Spicy Broiled Mahi-Mahi and Coconut Spinach Sauté
- At April 14, 2009
- By megan
- In coconut, Fish, Veggie Sauté
- 0
One thing we always like to keep in the freezer is wild caught, fresh-frozen Mahi-Mahi. Whole Foods brand, “Whole Catch” has good cuts for a good price, and we thaw it out when we want something a little more substantial than our usual vegetarian fare. I made up a good spice rub that I like to use on Mahi-Mahi, and we enjoy this fish with Asian-style veggies.
Spice Rub
- Ground Ginger
- Onion Powder (NOT onion salt)
- Sea Salt
- Paprika
- Cayenne
- Thyme
Add the ingredients in the order provided, adding equal parts ginger and onion, less salt, less paprika, as much cayenne as you like, and a pinch of thyme. Mix well.
Slice the fish in manageable pieces, rub with peanut oil, and roll in spice mixture. Broil a few minutes on one side, flip, broil another couple minutes, and you’re done. Super easy.
I like to sprinkle freshly fried garlic (chopped and fried in peanut oil until golden brown and crunchy) on top of the fish.

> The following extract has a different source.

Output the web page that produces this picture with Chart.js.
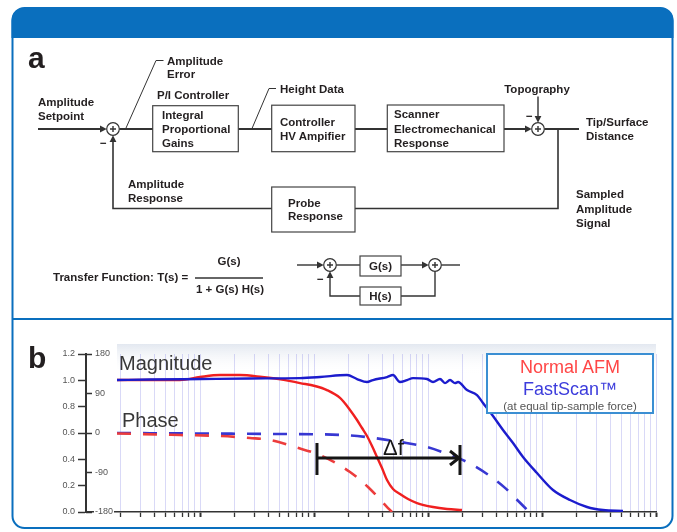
<!DOCTYPE html>
<html>
<head>
<meta charset="utf-8">
<script src="https://cdn.jsdelivr.net/npm/chart.js@4.4.1/dist/chart.umd.min.js"></script>
<style>
html,body{margin:0;padding:0;background:#fff;width:677px;height:532px;overflow:hidden;}
#panel,#overlay{position:absolute;left:0;top:0;}
#chartWrap{position:absolute;left:0;top:330px;width:677px;height:202px;}
#overlay{pointer-events:none;}
</style>
</head>
<body>
<svg id="panel" width="677" height="532" xmlns="http://www.w3.org/2000/svg">
  <rect x="12.5" y="8" width="660" height="520" rx="12" ry="12" fill="#fff" stroke="#0a6fbe" stroke-width="2"/>
  <path d="M11.5,38 V21 A13,13 0 0 1 24.5,8 H660.5 A13,13 0 0 1 673.5,21 V38 Z" fill="#0a6fbe"/>
  <line x1="12" y1="319" x2="673" y2="319" stroke="#0a6fbe" stroke-width="2"/>
</svg>

<div id="chartWrap"><canvas id="c" width="677" height="202"></canvas></div>

<svg id="overlay" width="677" height="532" xmlns="http://www.w3.org/2000/svg">
 <g stroke="#333" fill="none" stroke-linecap="butt">
  <!-- main path -->
  <line x1="38" y1="129" x2="101" y2="129" stroke-width="2"/>
  <line x1="119.3" y1="129" x2="153" y2="129" stroke-width="2"/>
  <line x1="238.3" y1="129" x2="272" y2="129" stroke-width="2"/>
  <line x1="355" y1="129" x2="387.3" y2="129" stroke-width="2"/>
  <line x1="504" y1="129" x2="526" y2="129" stroke-width="2"/>
  <line x1="544.3" y1="129" x2="579" y2="129" stroke-width="2"/>
  <!-- feedback -->
  <polyline points="558,129 558,208.5 355,208.5" stroke-width="1.6"/>
  <polyline points="272,208.5 113,208.5 113,141" stroke-width="1.6"/>
  <line x1="538" y1="96.5" x2="538" y2="117" stroke-width="1.4"/>
  <!-- leaders -->
  <polyline points="126,128 156,60.5 163.5,60.5" stroke-width="1"/>
  <polyline points="252,128.5 269,88.5 276,88.5" stroke-width="1"/>
  <!-- boxes -->
  <rect x="152.7" y="105.7" width="85.6" height="46" stroke="#444" stroke-width="1.2"/>
  <rect x="271.7" y="105.2" width="83.3" height="46.5" stroke="#444" stroke-width="1.2"/>
  <rect x="387.3" y="105" width="116.7" height="46.7" stroke="#444" stroke-width="1.2"/>
  <rect x="271.7" y="187" width="83.3" height="45" stroke="#444" stroke-width="1.2"/>
  <!-- transfer fraction -->
  <line x1="195" y1="278" x2="263" y2="278" stroke-width="1.3"/>
  <!-- small loop -->
  <line x1="297" y1="265" x2="318" y2="265" stroke-width="1.4"/>
  <line x1="336.3" y1="265" x2="360" y2="265" stroke-width="1.4"/>
  <line x1="401" y1="265" x2="423" y2="265" stroke-width="1.4"/>
  <line x1="441.3" y1="265" x2="460" y2="265" stroke-width="1.4"/>
  <polyline points="435,271.3 435,296 401,296" stroke-width="1.4"/>
  <polyline points="360,296 330,296 330,277" stroke-width="1.4"/>
  <rect x="360" y="256" width="41" height="20" stroke="#444" stroke-width="1.2"/>
  <rect x="360" y="287" width="41" height="18" stroke="#444" stroke-width="1.2"/>
  <!-- circles -->
  <circle cx="113" cy="129" r="6.3" fill="#fff" stroke-width="1.2"/>
  <circle cx="538" cy="129" r="6.3" fill="#fff" stroke-width="1.2"/>
  <circle cx="330" cy="265" r="6.3" fill="#fff" stroke-width="1.2"/>
  <circle cx="435" cy="265" r="6.3" fill="#fff" stroke-width="1.2"/>
  <path d="M110,129 H116 M113,126 V132 M535,129 H541 M538,126 V132 M327,265 H333 M330,262 V268 M432,265 H438 M435,262 V268" stroke-width="1.4"/>
 </g>
 <g fill="#333" stroke="none">
  <polygon points="100,125.6 106.7,129 100,132.4"/>
  <polygon points="109.6,142 113,135.3 116.4,142"/>
  <polygon points="525,125.6 531.7,129 525,132.4"/>
  <polygon points="534.6,116 538,122.7 541.4,116"/>
  <polygon points="317,261.6 323.7,265 317,268.4"/>
  <polygon points="326.6,278 330,271.3 333.4,278"/>
  <polygon points="422,261.6 428.7,265 422,268.4"/>
 </g>
 <g font-family="'Liberation Sans', Arial, Helvetica, sans-serif" font-weight="bold" font-size="11.5" fill="#231f20">
  <text x="28" y="68" font-size="30">a</text>
  <text x="38" y="106">Amplitude</text>
  <text x="38" y="120">Setpoint</text>
  <text x="100" y="146.5">−</text>
  <text x="167" y="65">Amplitude</text>
  <text x="167" y="78">Error</text>
  <text x="157" y="99">P/I Controller</text>
  <text x="162" y="119.3">Integral</text>
  <text x="162" y="133.3">Proportional</text>
  <text x="162" y="147.3">Gains</text>
  <text x="280" y="93">Height Data</text>
  <text x="280" y="126">Controller</text>
  <text x="280" y="140">HV Ampifier</text>
  <text x="394" y="118.3">Scanner</text>
  <text x="394" y="132.7">Electromechanical</text>
  <text x="394" y="146.7">Response</text>
  <text x="537" y="93.3" text-anchor="middle">Topography</text>
  <text x="526" y="119.5">−</text>
  <text x="586" y="126">Tip/Surface</text>
  <text x="586" y="140">Distance</text>
  <text x="128" y="188.3">Amplitude</text>
  <text x="128" y="202.3">Response</text>
  <text x="288" y="206.7">Probe</text>
  <text x="288" y="220.3">Response</text>
  <text x="576" y="198.3">Sampled</text>
  <text x="576" y="212.7">Amplitude</text>
  <text x="576" y="226.7">Signal</text>
  <text x="53" y="281">Transfer Function: T(s) =</text>
  <text x="229" y="265" text-anchor="middle">G(s)</text>
  <text x="230" y="292.5" text-anchor="middle">1 + G(s) H(s)</text>
  <text x="380.5" y="269.5" text-anchor="middle">G(s)</text>
  <text x="380.5" y="300.3" text-anchor="middle">H(s)</text>
  <text x="317" y="283">−</text>
  <text x="28" y="368" font-size="30">b</text>
 </g>
 <g font-family="'Liberation Sans', Arial, Helvetica, sans-serif" fill="#383838">
  <text x="119" y="370" font-size="20">Magnitude</text>
  <text x="122" y="427" font-size="20">Phase</text>
  <text x="383" y="455" font-size="22" fill="#151515">Δf</text>
  <rect x="487" y="354" width="166" height="59" fill="#fff" stroke="#3b8fd3" stroke-width="2"/>
  <text x="570" y="373" text-anchor="middle" font-size="18" fill="#ff4646">Normal AFM</text>
  <text x="570" y="395" text-anchor="middle" font-size="18" fill="#3c3cdc">FastScan™</text>
  <text x="570" y="410" text-anchor="middle" font-size="11.5" fill="#555">(at equal tip-sample force)</text>
 </g>
</svg>

<script>
// ---- data (frequency in arbitrary Hz units on a log axis) ----
const blueMagFreq = [18.7, 36.4, 100, 274, 754, 1129, 1948, 2384, 2917, 3292, 4369, 4932, 5680, 6542, 7387, 9800, 11066, 12743, 14098, 15600, 17255, 18335, 21990, 26900, 30380, 37170, 45500, 55680, 68130, 90390, 124900, 176100, 248100, 342800, 513400];
const blueMag     = [1.002, 1.006, 1.010, 1.014, 1.017, 1.025, 1.040, 1.010, 0.987, 1.002, 1.025, 1.040, 0.987, 1.002, 1.017, 1.010, 0.987, 1.010, 0.979, 1.002, 0.979, 0.987, 0.926, 0.888, 0.828, 0.729, 0.623, 0.524, 0.418, 0.296, 0.167, 0.091, 0.038, 0.015, 0.008];

const redMagFreq = [18.7, 66.8, 100, 149.8, 224, 350, 558, 754, 1018, 1300, 1691, 2069, 2384, 2637, 2917, 3228, 3569, 3949, 4369, 4932, 5680, 6677, 8008, 11066, 14678, 19870];
const redMag     = [1.002, 1.002, 1.025, 1.040, 1.040, 1.025, 1.002, 0.979, 0.957, 0.926, 0.866, 0.775, 0.699, 0.638, 0.577, 0.501, 0.418, 0.334, 0.243, 0.175, 0.137, 0.099, 0.068, 0.038, 0.023, 0.015];

const redPhaseFreq = [18.7, 66.8, 150, 274, 411, 681, 1175, 2069, 2977, 4458, 4831];
const redPhase     = [-1, -4.6, -6.8, -11.4, -15.9, -31.9, -52.4, -88.9, -123, -171, -180];

const bluePhaseFreq = [18.7, 100, 503, 1797, 3099, 5680, 9800, 15600, 21990, 34990, 47360, 60360, 73870, 76900];
const bluePhase     = [0, -1.1, -2.3, -4.6, -10.3, -20.5, -31.9, -50.1, -66.1, -98, -125, -152, -175, -180];

const magTicks = [0, 0.2, 0.4, 0.6, 0.8, 1.0, 1.2];
const phaseTicks = [-180, -90, 0, 90, 180];
const tickMantissas = [1, 2, 3, 4, 5, 6, 7, 8, 9];
const tickDecades = [10, 100, 1000, 10000, 100000, 1000000];
const xTickValues = tickDecades.flatMap(d => tickMantissas.map(m => ({value: m * d, major: m === 1})))
  .filter(t => t.value >= 20 && t.value <= 1000000);

const deltaFStart = 1062, deltaFEnd = 19085, deltaFLevel = 0.41;

const pts = (xs, ys) => xs.map((x, i) => ({x, y: ys[i]}));

const plotBackground = {
  id: 'plotBackground',
  beforeDraw(chart) {
    const {ctx, chartArea, scales} = chart;
    const left = scales.x.getPixelForValue(blueMagFreq[0]);
    const top = chartArea.top - 10;
    const g = ctx.createLinearGradient(0, top, 0, top + 30);
    g.addColorStop(0, '#e3e8f0');
    g.addColorStop(1, 'rgba(255,255,255,0)');
    ctx.save();
    ctx.fillStyle = g;
    ctx.fillRect(left, top, chartArea.right - left, 30);
    ctx.restore();
  }
};

const deltaArrow = {
  id: 'deltaArrow',
  afterDatasetsDraw(chart) {
    const {ctx, scales} = chart;
    const x1 = scales.x.getPixelForValue(deltaFStart);
    const x2 = scales.x.getPixelForValue(deltaFEnd);
    const y = scales.mag.getPixelForValue(deltaFLevel);
    ctx.save();
    ctx.strokeStyle = '#151515';
    ctx.lineWidth = 3;
    ctx.beginPath();
    ctx.moveTo(x1, y); ctx.lineTo(x2 - 1, y);
    ctx.moveTo(x1, y - 15); ctx.lineTo(x1, y + 17);
    ctx.moveTo(x2, y - 13); ctx.lineTo(x2, y + 17);
    ctx.stroke();
    ctx.beginPath();
    ctx.moveTo(x2 - 10, y - 7); ctx.lineTo(x2 - 1, y); ctx.lineTo(x2 - 10, y + 7);
    ctx.stroke();
    ctx.restore();
  }
};

const tickFont = {family: "'Liberation Sans', Arial, sans-serif", size: 9};

new Chart(document.getElementById('c'), {
  type: 'line',
  data: {
    datasets: [
      {label: 'FastScan magnitude', data: pts(blueMagFreq, blueMag), yAxisID: 'mag',
       borderColor: 'rgb(28,28,205)', borderWidth: 2.4, pointRadius: 0, cubicInterpolationMode: 'monotone'},
      {label: 'Normal AFM phase', data: pts(redPhaseFreq, redPhase), yAxisID: 'phase',
       borderColor: 'rgb(236,60,60)', borderWidth: 2.6, borderDash: [14, 12], pointRadius: 0, cubicInterpolationMode: 'monotone'},
      {label: 'FastScan phase', data: pts(bluePhaseFreq, bluePhase), yAxisID: 'phase',
       borderColor: 'rgb(55,55,210)', borderWidth: 2.6, borderDash: [14, 12], pointRadius: 0, cubicInterpolationMode: 'monotone'},
      {label: 'Normal AFM magnitude', data: pts(redMagFreq, redMag), yAxisID: 'mag',
       borderColor: 'rgb(240,32,32)', borderWidth: 2.4, pointRadius: 0, cubicInterpolationMode: 'monotone'}
    ]
  },
  options: {
    responsive: false,
    animation: false,
    events: [],
    layout: {padding: {top: 24, right: 21, bottom: 0, left: 0}},
    plugins: {legend: {display: false}, tooltip: {enabled: false}},
    scales: {
      x: {
        type: 'logarithmic', position: 'bottom', min: 10, max: 1000000,
        afterBuildTicks: s => { s.ticks = xTickValues.map(t => ({value: t.value, major: t.major})); },
        afterFit: s => { s.height = 20; },
        ticks: {display: false},
        grid: {color: 'rgba(120,120,225,0.28)', lineWidth: 1, tickLength: 5, tickColor: '#333',
               tickWidth: ctx => (ctx.tick && ctx.tick.major) ? 2 : 1.3},
        border: {display: true, color: '#333', width: 1.6}
      },
      mag: {
        type: 'linear', position: 'left', min: 0, max: 1.2, weight: 1,
        afterBuildTicks: s => { s.ticks = magTicks.map(v => ({value: v})); },
        afterFit: s => { s.width = 86; },
        ticks: {callback: v => Number(v).toFixed(1), font: tickFont, color: '#555', padding: 3},
        grid: {drawOnChartArea: false, tickLength: 8, tickColor: '#333', tickWidth: 1.5},
        border: {display: true, color: '#333', width: 2}
      },
      phase: {
        type: 'linear', position: 'left', min: -180, max: 180, weight: 0,
        afterBuildTicks: s => { s.ticks = phaseTicks.map(v => ({value: v})); },
        afterFit: s => { s.width = 0; },
        ticks: {mirror: true, padding: 9, callback: v => String(v), font: tickFont, color: '#555',
                z: 1, showLabelBackdrop: true, backdropColor: '#fff', backdropPadding: 1},
        grid: {drawOnChartArea: false, tickLength: -6, tickColor: '#333', tickWidth: 1.5},
        border: {display: false}
      }
    }
  },
  plugins: [plotBackground, deltaArrow]
});
</script>
</body>
</html>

I served this with a coconut veggie sauté.
Ingredients
- Yellow Onion
- Small Can Coconut Milk (Thai Kitchen is good)
- Peanut Oil
- Carrots, peeled and chopped in rounds
- Red Pepper, sliced as you like
- Fresh Spinach
- Soy Sauce
Sauté the onion in some of the coconut fat from the top of the can of coconut milk. If you leave the can undisturbed for a while (over night), there will be a thick, creamy layer of coconut fat on top and a clear, watery-liquid below. Scoop out some of the fat and use it to sauté the onions. Add a little peanut oil, the carrots, red pepper, and then the rest of the coconut fat. Next add a nice splash of soy sauce, the spinach, and the coconut water. Cook until spinach wilts.
The smooth, sweet flavor of coconut balances out the spicy fish. Serve with whole grain, brown rice.